Государство пытается влиять все больше и больше. И министр провозгласил почему-то, что он не будет давать деньги тем фильмам, которые считает «антироссийскими». Власть во все направления сейчас старается влезть как можно глубже, но не думаю, что это добром кончится. Слишком большая государственная опека. И есть ли предпосылки к очень серьезной цензуре? Цензура уже есть, я опять же с ней не сталкивался, потому что у меня, допустим, герои не матерятся. Для меня это не так важно. Но многие фильмы, которые вышли до этого закона, просто остались без проката.

– Недавно Марианна Максимовская процитировала Эрнеста Мацкявичюса об отсутствии второй точки зрения: «Да, я знаю об этом золотом правиле журналистики, но сейчас у нас холодная война, поэтому мы защищаем позицию государства». Как вы думаете, искусство тоже должно в таких условиях защищать позицию государства?

Искусство не зависит от государства вообще, искусство само по себе должно быть. Это данность такая.

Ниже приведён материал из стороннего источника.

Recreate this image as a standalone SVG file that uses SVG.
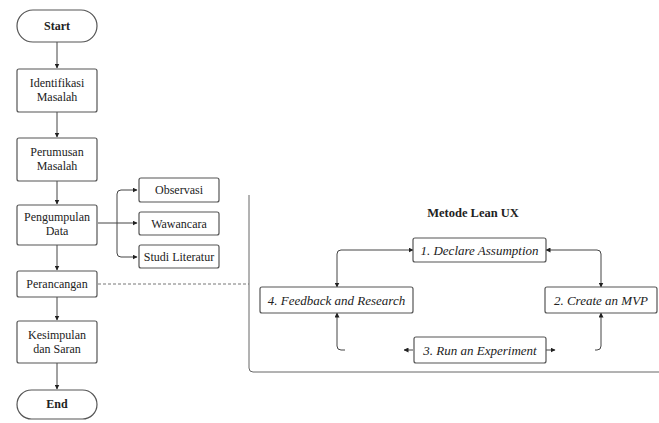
<svg xmlns="http://www.w3.org/2000/svg" width="659" height="423" viewBox="0 0 659 423">
<defs>
<style>
.box{fill:#fff;stroke:#555;stroke-width:1.2}
.t{font-family:"Liberation Serif","Times New Roman",serif;font-size:12px;fill:#222;text-anchor:middle}
.b{font-weight:bold}
.i{font-style:italic;font-size:13px}
.ti{font-size:12.5px}
.ln{fill:none;stroke:#444;stroke-width:1}
</style>
<marker id="ah" viewBox="0 0 10 10" refX="9" refY="5" markerWidth="5" markerHeight="5" orient="auto-start-reverse">
<path d="M0,0 L10,5 L0,10 z" fill="#222"/>
</marker>
</defs>
<rect width="659" height="423" fill="#fff"/>

<g id="connectors">
<line class="ln" x1="57" y1="42" x2="57" y2="68" marker-end="url(#ah)"/>
<line class="ln" x1="57" y1="112" x2="57" y2="137" marker-end="url(#ah)"/>
<line class="ln" x1="57" y1="181" x2="57" y2="204" marker-end="url(#ah)"/>
<line class="ln" x1="57" y1="245" x2="57" y2="270" marker-end="url(#ah)"/>
<line class="ln" x1="57" y1="297" x2="57" y2="320" marker-end="url(#ah)"/>
<line class="ln" x1="57" y1="363" x2="57" y2="389" marker-end="url(#ah)"/>
<line class="ln" x1="98" y1="223" x2="137" y2="223" marker-end="url(#ah)"/>
<path class="ln" d="M137,190 H121 Q117,190 117,194 V253 Q117,257 121,257 H137" marker-start="url(#ah)" marker-end="url(#ah)"/>
<line x1="98" y1="284" x2="249" y2="284" stroke="#777" stroke-width="1" stroke-dasharray="3,2"/>
<path d="M249,195 V368 Q249,372 253,372 H659" fill="none" stroke="#666" stroke-width="1"/>
<path class="ln" d="M337,287 V254 Q337,250 341,250 H413" marker-start="url(#ah)" marker-end="url(#ah)"/>
<path class="ln" d="M546,250 H597 Q601,250 601,254 V287" marker-start="url(#ah)" marker-end="url(#ah)"/>
<path class="ln" d="M337,313 V346 Q337,350 341,350 H345" marker-start="url(#ah)"/>
<line class="ln" x1="413" y1="350" x2="404" y2="350" marker-end="url(#ah)"/>
<line class="ln" x1="546" y1="350" x2="555" y2="350" marker-end="url(#ah)"/>
<path class="ln" d="M601,313 V346 Q601,350 597,350 H595" marker-start="url(#ah)"/>
</g>

<g id="start"><rect class="box" x="17" y="10" width="80" height="32" rx="16"/><text class="t b" x="57" y="30">Start</text></g>
<g id="identifikasi"><rect class="box" x="17" y="69" width="80" height="43" rx="2"/><text class="t" x="57" y="87">Identifikasi</text><text class="t" x="57" y="101">Masalah</text></g>
<g id="perumusan"><rect class="box" x="17" y="138" width="80" height="43" rx="2"/><text class="t" x="57" y="156">Perumusan</text><text class="t" x="57" y="170">Masalah</text></g>
<g id="pengumpulan"><rect class="box" x="17" y="205" width="80" height="40" rx="2"/><text class="t" x="57" y="221">Pengumpulan</text><text class="t" x="57" y="235">Data</text></g>
<g id="perancangan"><rect class="box" x="17" y="271" width="80" height="26" rx="2"/><text class="t" x="57" y="288">Perancangan</text></g>
<g id="kesimpulan"><rect class="box" x="17" y="321" width="80" height="42" rx="2"/><text class="t" x="57" y="339">Kesimpulan</text><text class="t" x="57" y="353">dan Saran</text></g>
<g id="end"><rect class="box" x="17" y="390" width="80" height="29" rx="14.5"/><text class="t b" x="57" y="408">End</text></g>

<g id="observasi"><rect class="box" x="139" y="178" width="80" height="24" rx="2"/><text class="t" x="179" y="194">Observasi</text></g>
<g id="wawancara"><rect class="box" x="139" y="212" width="80" height="23" rx="2"/><text class="t" x="179" y="228">Wawancara</text></g>
<g id="studi"><rect class="box" x="139" y="245" width="80" height="23" rx="2"/><text class="t" x="179" y="261">Studi Literatur</text></g>

<g id="title"><text class="t b ti" x="473" y="217">Metode Lean UX</text></g>
<g id="declare"><rect class="box" x="413" y="238" width="133" height="24" rx="2"/><text class="t i" x="479.5" y="254.5">1. Declare Assumption</text></g>
<g id="feedback"><rect class="box" x="260" y="287" width="153" height="26" rx="2"/><text class="t i" x="336.5" y="304.5">4. Feedback and Research</text></g>
<g id="mvp"><rect class="box" x="545" y="287" width="112" height="26" rx="2"/><text class="t i" x="601" y="304.5">2. Create an MVP</text></g>
<g id="run"><rect class="box" x="414" y="337" width="132" height="26" rx="2"/><text class="t i" x="480" y="354.5">3. Run an Experiment</text></g>
</svg>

– Что тогда в этих условиях должно делать искусство?

Что такое искусство?

– Ваше кино, к примеру.

Я должен просто снимать кино. То кино, которое я хочу снимать. Я был в Одессе этим летом, и был единственным из России. Меня позвали в жюри национального украинского конкурса. Я специально поехал, потому что не мог не поехать. Я чувствовал себя таким послом мира. Когда люди видят перед собой нормального человека, который может размышлять о вещах, о которых телевизор не размышляет, а диктует, то они по-другому смотрят на события и перспективы отношения между народами, это правда. То есть один человек может сделать много. Надо снимать свое кино, показывать его как можно больше, разговаривать, встречаться, рассказывать правду, потому что все не так, как говорит телевизор, и во всем мире отношение к России, к русским совершенно иное, не такое, о каком говорит телевизор. Для украинцев было удивительно услышать мои рассказы о России, потому что они думали, что здесь все по-другому. А когда я здесь рассказываю про Европу, Америку, то для людей – это тоже открытие. Контакта должно быть больше.